**PROBLEM:**
Exactly as written, write out the lines below from the first to the one containing "0.2656, 0.125, 0.125];", inclusive. Pictures do not belong in the copy.
§
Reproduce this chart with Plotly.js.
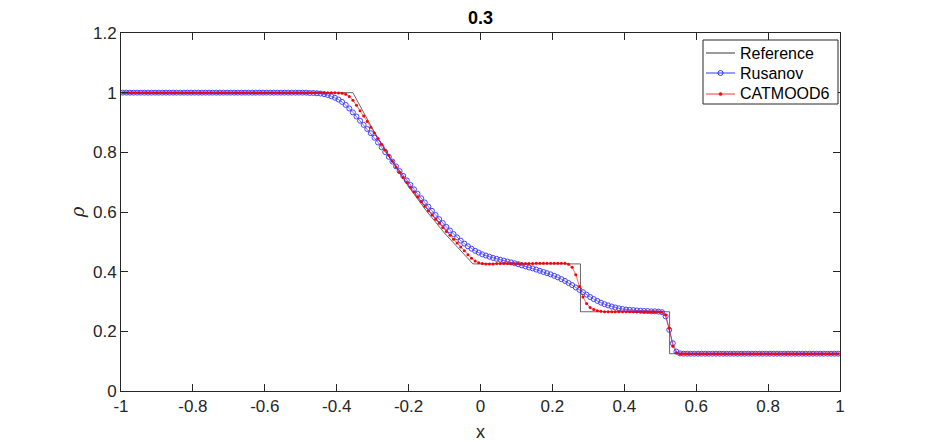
<!DOCTYPE html>
<html>
<head>
<meta charset="utf-8">
<script src="https://cdn.plot.ly/plotly-3.0.1.min.js"></script>
<style>html,body{margin:0;padding:0;background:#fff;}#chart{width:930px;height:445px;}</style>
</head>
<body>
<div id="chart"></div>
<script>
// Cell-centred numerical solutions: 200 cells, first centre at -0.995, spacing 0.01
const cellX0 = -0.995;
const cellDx = 0.01;

// Exact (reference) solution
const refX = [-1, -0.355, -0.3, -0.25, -0.2, -0.15, -0.1, -0.05, -0.021, 0.278, 0.278, 0.526, 0.526, 1];
const refRho = [1, 1, 0.878, 0.777, 0.685, 0.603, 0.529, 0.462, 0.426, 0.426, 0.2656, 0.2656, 0.125, 0.125];

// Rusanov (200 cells)
const rusanovRho = [
  1,1,1,1,1,1,1,1,1,1,
  1,1,1,1,1,1,1,1,1,1,
  1,1,1,1,1,1,1,1,1,1,
  1,1,1,1,1,1,1,1,1,1,
  1,1,1,1,1,1,1,1,1,1,
  1.000,1.000,0.999,0.999,0.998,0.997,0.995,0.992,0.988,0.983,
  0.977,0.969,0.959,0.947,0.934,0.920,0.906,0.892,0.878,0.864,
  0.849,0.833,0.817,0.801,0.785,0.769,0.753,0.737,0.721,0.706,
  0.691,0.676,0.661,0.646,0.632,0.618,0.604,0.590,0.576,0.563,
  0.550,0.538,0.526,0.515,0.504,0.494,0.485,0.477,0.470,0.464,
  0.458,0.454,0.450,0.446,0.443,0.440,0.437,0.434,0.431,0.428,
  0.425,0.421,0.418,0.414,0.411,0.407,0.403,0.399,0.395,0.391,
  0.386,0.381,0.375,0.369,0.362,0.355,0.347,0.339,0.331,0.323,
  0.315,0.308,0.302,0.296,0.291,0.287,0.283,0.280,0.277,0.275,
  0.273,0.272,0.271,0.270,0.269,0.268,0.268,0.267,0.267,0.266,
  0.264,0.250,0.205,0.160,0.132,0.126,0.125,0.125,0.125,0.125,
  0.125,0.125,0.125,0.125,0.125,0.125,0.125,0.125,0.125,0.125,
  0.125,0.125,0.125,0.125,0.125,0.125,0.125,0.125,0.125,0.125,
  0.125,0.125,0.125,0.125,0.125,0.125,0.125,0.125,0.125,0.125,
  0.125,0.125,0.125,0.125,0.125,0.125,0.125,0.125,0.125,0.125
];

// CATMOOD6 (200 cells)
const catmoodRho = [
  1,1,1,1,1,1,1,1,1,1,
  1,1,1,1,1,1,1,1,1,1,
  1,1,1,1,1,1,1,1,1,1,
  1,1,1,1,1,1,1,1,1,1,
  1,1,1,1,1,1,1,1,1,1,
  1,1,1,1,1,1,1,1,1,1.000,
  0.999,0.998,0.995,0.987,0.975,0.958,0.939,0.922,0.903,0.884,
  0.865,0.846,0.827,0.808,0.789,0.770,0.751,0.733,0.716,0.699,
  0.683,0.667,0.650,0.634,0.619,0.604,0.590,0.576,0.562,0.548,
  0.535,0.522,0.509,0.496,0.483,0.470,0.457,0.445,0.436,0.430,
  0.427,0.426,0.426,0.426,0.427,0.427,0.427,0.427,0.427,0.427,
  0.427,0.427,0.427,0.427,0.427,0.428,0.428,0.428,0.428,0.428,
  0.428,0.428,0.428,0.428,0.425,0.415,0.390,0.350,0.315,0.293,
  0.280,0.273,0.269,0.267,0.266,0.266,0.266,0.266,0.266,0.266,
  0.266,0.266,0.266,0.266,0.266,0.266,0.266,0.266,0.266,0.266,
  0.264,0.255,0.210,0.150,0.128,0.125,0.125,0.125,0.125,0.125,
  0.125,0.125,0.125,0.125,0.125,0.125,0.125,0.125,0.125,0.125,
  0.125,0.125,0.125,0.125,0.125,0.125,0.125,0.125,0.125,0.125,
  0.125,0.125,0.125,0.125,0.125,0.125,0.125,0.125,0.125,0.125,
  0.125,0.125,0.125,0.125,0.125,0.125,0.125,0.125,0.125,0.125
];

const seriesNames = ['Reference', 'Rusanov', 'CATMOOD6'];
const xTickVals = [-1, -0.8, -0.6, -0.4, -0.2, 0, 0.2, 0.4, 0.6, 0.8, 1];
const xTickText = ['-1', '-0.8', '-0.6', '-0.4', '-0.2', '0', '0.2', '0.4', '0.6', '0.8', '1'];
const yTickVals = [0, 0.2, 0.4, 0.6, 0.8, 1, 1.2];
const yTickText = ['0', '0.2', '0.4', '0.6', '0.8', '1', '1.2'];
const titleText = '0.3';

const FONT = 'Liberation Sans, Arial, Helvetica, sans-serif';
const AX = '#262626';
const BLUE = '#2f2fff';
const RED = '#ff0000';

const traces = [
  {
    x: refX, y: refRho, name: seriesNames[0], type: 'scatter', mode: 'lines',
    line: {color: '#000000', width: 0.6}
  },
  {
    x0: cellX0, dx: cellDx, y: rusanovRho, name: seriesNames[1], type: 'scatter', mode: 'lines+markers',
    line: {color: '#0000ff', width: 0.6},
    marker: {symbol: 'circle-open', size: 5, color: BLUE, line: {width: 1, color: BLUE}},
    opacity: 0.9
  },
  {
    x0: cellX0, dx: cellDx, y: catmoodRho, name: seriesNames[2], type: 'scatter', mode: 'lines+markers',
    line: {color: RED, width: 0.6},
    marker: {symbol: 'circle', size: 3, color: RED}
  }
];

// ---- Legend (MATLAB style box), placed in plot-paper fractions ----
const L = 121, T = 33, W = 719, H = 358;           // plot area in px
const px = v => (v - L) / W;                       // px -> paper x
const py = v => (T + H - v) / H;                   // px -> paper y
const legBox = {x0: 703, x1: 838, y0: 40, y1: 104};
const legRows = [53, 73, 94];
const sampleX = [706, 735];
const textX = 738;
const legStyles = [
  {line: '#000000', marker: null},
  {line: '#0000ff', marker: 'open'},
  {line: RED, marker: 'dot'}
];

const shapes = [{
  type: 'rect', xref: 'paper', yref: 'paper',
  x0: px(legBox.x0), x1: px(legBox.x1), y0: py(legBox.y1), y1: py(legBox.y0),
  line: {color: '#262626', width: 1}, fillcolor: '#ffffff', layer: 'above'
}];
const annotations = [];
legRows.forEach((r, i) => {
  const st = legStyles[i];
  shapes.push({
    type: 'line', xref: 'paper', yref: 'paper',
    x0: px(sampleX[0]), x1: px(sampleX[1]), y0: py(r), y1: py(r),
    line: {color: st.line, width: 0.8}, layer: 'above'
  });
  const cx = px((sampleX[0] + sampleX[1]) / 2), cy = py(r);
  if (st.marker === 'open') {
    shapes.push({
      type: 'circle', xref: 'paper', yref: 'paper', xsizemode: 'pixel', ysizemode: 'pixel',
      xanchor: cx, yanchor: cy, x0: -2.5, x1: 2.5, y0: -2.5, y1: 2.5,
      line: {color: BLUE, width: 1}, fillcolor: 'rgba(0,0,0,0)', layer: 'above'
    });
  } else if (st.marker === 'dot') {
    shapes.push({
      type: 'circle', xref: 'paper', yref: 'paper', xsizemode: 'pixel', ysizemode: 'pixel',
      xanchor: cx, yanchor: cy, x0: -1.5, x1: 1.5, y0: -1.5, y1: 1.5,
      line: {color: RED, width: 0.5}, fillcolor: RED, layer: 'above'
    });
  }
  annotations.push({
    xref: 'paper', yref: 'paper', x: px(textX), y: py(r), xanchor: 'left', yanchor: 'middle',
    text: seriesNames[i], showarrow: false, font: {family: FONT, size: 16, color: '#000000'}
  });
});

const axisCommon = {
  showgrid: false, zeroline: false, showline: true, linecolor: AX, linewidth: 1,
  mirror: 'ticks', ticks: 'inside', ticklen: 7, tickcolor: AX, tickwidth: 1,
  tickfont: {family: FONT, size: 17, color: AX}
};

const layout = {
  width: 930, height: 445,
  margin: {l: 121, r: 90, t: 33, b: 54},
  paper_bgcolor: '#ffffff', plot_bgcolor: '#ffffff',
  font: {family: FONT, color: AX},
  showlegend: false,
  title: {
    text: '<b>' + titleText + '</b>',
    font: {family: FONT, size: 18, color: '#000000'},
    x: 0.5, xref: 'paper', xanchor: 'center',
    y: 1 - 18 / 445, yref: 'container', yanchor: 'middle'
  },
  xaxis: Object.assign({}, axisCommon, {
    range: [-1, 1], tickmode: 'array', tickvals: xTickVals, ticktext: xTickText,
    title: {text: 'x', font: {family: FONT, size: 18, color: AX}, standoff: 9}
  }),
  yaxis: Object.assign({}, axisCommon, {
    range: [0, 1.2], tickmode: 'array', tickvals: yTickVals, ticktext: yTickText,
    title: {text: '<i>ρ</i>', font: {family: 'DejaVu Serif, serif', size: 18, color: AX}, standoff: 3}
  }),
  shapes: shapes,
  annotations: annotations
};

Plotly.newPlot('chart', traces, layout, {staticPlot: true, displayModeBar: false});
</script>
</body>
</html>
§
**ANSWER IN FULL:**
Reproduce this chart with Plotly.js.
<!DOCTYPE html>
<html>
<head>
<meta charset="utf-8">
<script src="https://cdn.plot.ly/plotly-3.0.1.min.js"></script>
<style>html,body{margin:0;padding:0;background:#fff;}#chart{width:930px;height:445px;}</style>
</head>
<body>
<div id="chart"></div>
<script>
// Cell-centred numerical solutions: 200 cells, first centre at -0.995, spacing 0.01
const cellX0 = -0.995;
const cellDx = 0.01;

// Exact (reference) solution
const refX = [-1, -0.355, -0.3, -0.25, -0.2, -0.15, -0.1, -0.05, -0.021, 0.278, 0.278, 0.526, 0.526, 1];
const refRho = [1, 1, 0.878, 0.777, 0.685, 0.603, 0.529, 0.462, 0.426, 0.426, 0.2656, 0.2656, 0.125, 0.125];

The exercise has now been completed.